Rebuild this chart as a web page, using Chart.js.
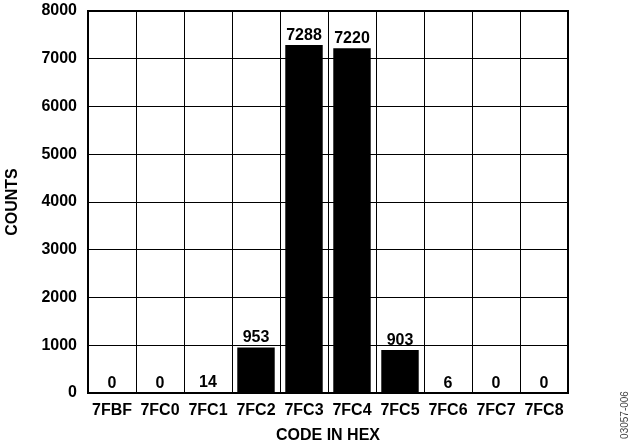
<!DOCTYPE html>
<html>
<head>
<meta charset="utf-8">
<script src="https://cdn.jsdelivr.net/npm/chart.js@4/dist/chart.umd.min.js"></script>
<style>
  html, body { margin: 0; padding: 0; background: #fff; }
  #wrap { width: 630px; height: 447px; position: relative; }
</style>
</head>
<body>
<div id="wrap"><canvas id="hist"></canvas></div>
<script>
// Histogram of output codes
const codes = ['7FBF', '7FC0', '7FC1', '7FC2', '7FC3', '7FC4', '7FC5', '7FC6', '7FC7', '7FC8'];
const counts = [0, 0, 14, 953, 7288, 7220, 903, 6, 0, 0];
const yTicks = [0, 1000, 2000, 3000, 4000, 5000, 6000, 7000, 8000];
const xTitle = 'CODE IN HEX';
const yTitle = 'COUNTS';
const figureId = '03057-006';

const FONT = '"Liberation Sans", Arial, Helvetica, sans-serif';
const TEXT_SIZE = 16;

// Count printed above each bar
const valueLabels = {
  id: 'valueLabels',
  afterDatasetsDraw(chart) {
    const ctx = chart.ctx;
    const meta = chart.getDatasetMeta(0);
    ctx.save();
    ctx.font = 'bold ' + TEXT_SIZE + 'px ' + FONT;
    ctx.fillStyle = '#000';
    ctx.textAlign = 'center';
    ctx.textBaseline = 'alphabetic';
    meta.data.forEach((bar, i) => {
      ctx.fillText(String(counts[i]), bar.x, bar.y - 5);
    });
    ctx.restore();
  }
};

// Heavier frame round the plot area, plus the figure number at the right edge
const frame = {
  id: 'frame',
  afterDraw(chart) {
    const { ctx, chartArea: a } = chart;
    ctx.save();
    ctx.strokeStyle = '#000';
    ctx.lineWidth = 2;
    ctx.strokeRect(a.left, a.top, a.right - a.left, a.bottom - a.top);
    ctx.translate(625, 415);
    ctx.rotate(-Math.PI / 2);
    ctx.font = '10px ' + FONT;
    ctx.fillStyle = '#444';
    ctx.textAlign = 'center';
    ctx.textBaseline = 'middle';
    ctx.fillText(figureId, 0, 0);
    ctx.restore();
  }
};

new Chart(document.getElementById('hist'), {
  type: 'bar',
  data: {
    labels: codes,
    datasets: [{
      data: counts,
      backgroundColor: '#000',
      borderWidth: 0,
      barPercentage: 0.78,
      categoryPercentage: 1.0
    }]
  },
  options: {
    responsive: true,
    maintainAspectRatio: false,
    animation: false,
    devicePixelRatio: 1,
    layout: { padding: { left: 0, right: 62, top: 11, bottom: 0 } },
    plugins: {
      legend: { display: false },
      tooltip: { enabled: false }
    },
    scales: {
      x: {
        offset: true,
        grid: { display: true, offset: true, color: '#000', lineWidth: 1, drawTicks: false },
        border: { display: true, color: '#000', width: 2 },
        ticks: {
          color: '#000',
          font: { family: FONT, size: TEXT_SIZE, weight: 'bold' },
          padding: 8,
          maxRotation: 0,
          autoSkip: false
        },
        title: {
          display: true,
          text: xTitle,
          color: '#000',
          font: { family: FONT, size: TEXT_SIZE, weight: 'bold' },
          padding: { top: 0, bottom: 2 }
        },
        afterFit(s) { s.height = 54; s.paddingLeft = 0; s.paddingRight = 0; }
      },
      y: {
        min: 0,
        max: 8000,
        afterBuildTicks(s) { s.ticks = yTicks.map(v => ({ value: v })); },
        grid: { display: true, color: '#000', lineWidth: 1, drawTicks: false },
        border: { display: true, color: '#000', width: 2 },
        ticks: {
          color: '#000',
          font: { family: FONT, size: TEXT_SIZE, weight: 'bold' },
          padding: 11,
          callback: v => String(v)
        },
        title: {
          display: true,
          text: yTitle,
          color: '#000',
          font: { family: FONT, size: TEXT_SIZE, weight: 'bold' },
          padding: { top: 3, bottom: 0 }
        },
        afterFit(s) { s.width = 88; s.paddingTop = 0; s.paddingBottom = 0; }
      }
    }
  },
  plugins: [valueLabels, frame]
});
</script>
</body>
</html>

————————

Aim of the exercise: Reproduce all of the data exactly; the pictures do not belong in the copy.

Answer to the problem:
Rebuild this chart as a web page, using Chart.js.
<!DOCTYPE html>
<html>
<head>
<meta charset="utf-8">
<script src="https://cdn.jsdelivr.net/npm/chart.js@4/dist/chart.umd.min.js"></script>
<style>
  html, body { margin: 0; padding: 0; background: #fff; }
  #wrap { width: 630px; height: 447px; position: relative; }
</style>
</head>
<body>
<div id="wrap"><canvas id="hist"></canvas></div>
<script>
// Histogram of output codes
const codes = ['7FBF', '7FC0', '7FC1', '7FC2', '7FC3', '7FC4', '7FC5', '7FC6', '7FC7', '7FC8'];
const counts = [0, 0, 14, 953, 7288, 7220, 903, 6, 0, 0];
const yTicks = [0, 1000, 2000, 3000, 4000, 5000, 6000, 7000, 8000];
const xTitle = 'CODE IN HEX';
const yTitle = 'COUNTS';
const figureId = '03057-006';

const FONT = '"Liberation Sans", Arial, Helvetica, sans-serif';
const TEXT_SIZE = 16;

// Count printed above each bar
const valueLabels = {
  id: 'valueLabels',
  afterDatasetsDraw(chart) {
    const ctx = chart.ctx;
    const meta = chart.getDatasetMeta(0);
    ctx.save();
    ctx.font = 'bold ' + TEXT_SIZE + 'px ' + FONT;
    ctx.fillStyle = '#000';
    ctx.textAlign = 'center';
    ctx.textBaseline = 'alphabetic';
    meta.data.forEach((bar, i) => {
      ctx.fillText(String(counts[i]), bar.x, bar.y - 5);
    });
    ctx.restore();
  }
};

// Heavier frame round the plot area, plus the figure number at the right edge
const frame = {
  id: 'frame',
  afterDraw(chart) {
    const { ctx, chartArea: a } = chart;
    ctx.save();
    ctx.strokeStyle = '#000';
    ctx.lineWidth = 2;
    ctx.strokeRect(a.left, a.top, a.right - a.left, a.bottom - a.top);
    ctx.translate(625, 415);
    ctx.rotate(-Math.PI / 2);
    ctx.font = '10px ' + FONT;
    ctx.fillStyle = '#444';
    ctx.textAlign = 'center';
    ctx.textBaseline = 'middle';
    ctx.fillText(figureId, 0, 0);
    ctx.restore();
  }
};

new Chart(document.getElementById('hist'), {
  type: 'bar',
  data: {
    labels: codes,
    datasets: [{
      data: counts,
      backgroundColor: '#000',
      borderWidth: 0,
      barPercentage: 0.78,
      categoryPercentage: 1.0
    }]
  },
  options: {
    responsive: true,
    maintainAspectRatio: false,
    animation: false,
    devicePixelRatio: 1,
    layout: { padding: { left: 0, right: 62, top: 11, bottom: 0 } },
    plugins: {
      legend: { display: false },
      tooltip: { enabled: false }
    },
    scales: {
      x: {
        offset: true,
        grid: { display: true, offset: true, color: '#000', lineWidth: 1, drawTicks: false },
        border: { display: true, color: '#000', width: 2 },
        ticks: {
          color: '#000',
          font: { family: FONT, size: TEXT_SIZE, weight: 'bold' },
          padding: 8,
          maxRotation: 0,
          autoSkip: false
        },
        title: {
          display: true,
          text: xTitle,
          color: '#000',
          font: { family: FONT, size: TEXT_SIZE, weight: 'bold' },
          padding: { top: 0, bottom: 2 }
        },
        afterFit(s) { s.height = 54; s.paddingLeft = 0; s.paddingRight = 0; }
      },
      y: {
        min: 0,
        max: 8000,
        afterBuildTicks(s) { s.ticks = yTicks.map(v => ({ value: v })); },
        grid: { display: true, color: '#000', lineWidth: 1, drawTicks: false },
        border: { display: true, color: '#000', width: 2 },
        ticks: {
          color: '#000',
          font: { family: FONT, size: TEXT_SIZE, weight: 'bold' },
          padding: 11,
          callback: v => String(v)
        },
        title: {
          display: true,
          text: yTitle,
          color: '#000',
          font: { family: FONT, size: TEXT_SIZE, weight: 'bold' },
          padding: { top: 3, bottom: 0 }
        },
        afterFit(s) { s.width = 88; s.paddingTop = 0; s.paddingBottom = 0; }
      }
    }
  },
  plugins: [valueLabels, frame]
});
</script>
</body>
</html>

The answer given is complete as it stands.